Digital marketers should start to think differently about how they display content on social media. It’s no longer the “playing safe”, “make sure the product can be seen” and “all these copy lines are mandatory in the post” predictable content that drives the click-through rate.

A study from the Advertising Research Foundation in May 2017 stated that 5-35% of the ROI is from targeting whilst 50-80% is from Creative.

Creativity. It’s not a new word. But what it actually means being creative at the peak of social media era?

After being a content creator for many years (for the agencies plus my personal blog), I realised that no matter what platform you are on, it’s crucial to keep the work original and fun. After all, there are three reasons why people go on social media: inspiration, education and entertainment.

Now, let’s talk about creative development, where I believe that no brief or client is boring – it’s entirely up to you how you execute the brief. But that doesn’t mean breaking the brand guidelines.

Think outside of the box. What other ways can you photograph a table of food? How can you showcase a museum exhibition in a way that is less ordinary? Learn to see beauty from a different angle/perspective.

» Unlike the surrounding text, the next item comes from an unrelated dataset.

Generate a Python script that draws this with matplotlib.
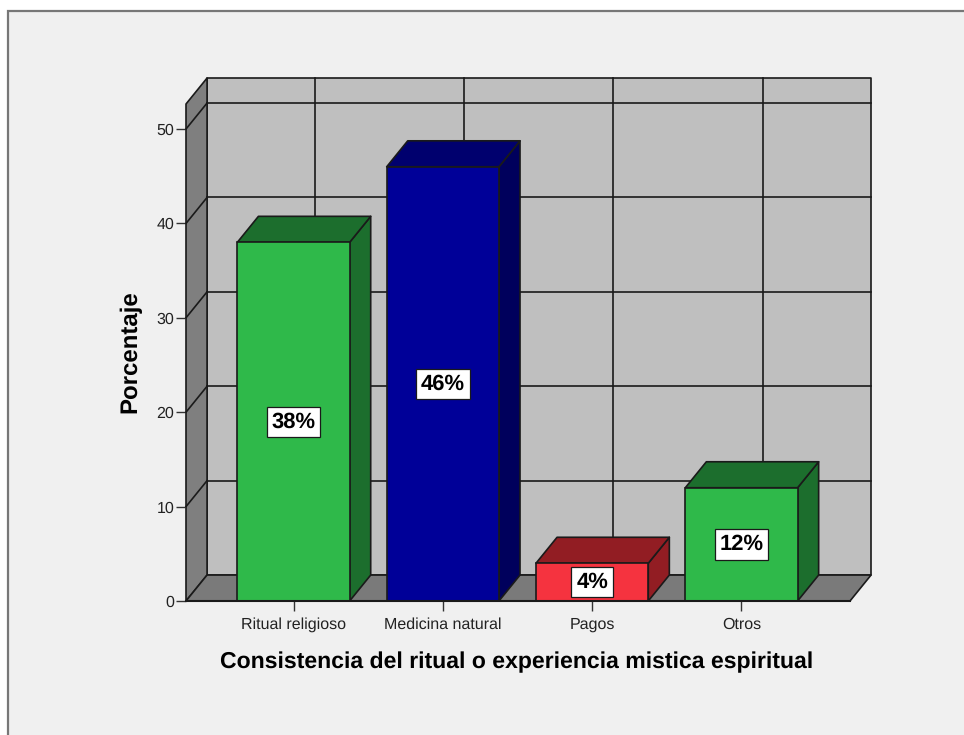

When the dramatic news of Instagram removing likes with the intention to promote better mental health, many clients wrote to me and wanting new content strategy to “break the internet”. To be honest, I don’t think we need to reinvent the wheels, we just need to be more conscious of the content we send out to the already cluttered world-wide-web, to be more meaningful. One of the suggestions I gave to a client regarding their influencer marketing: instead of pumping thousands of dollar on one influencer, it’s more effective to split the marketing budget across various content creators within different disciplines and on top of that, put in some effort to generate artwork that actually keeps you and your audiences inspired.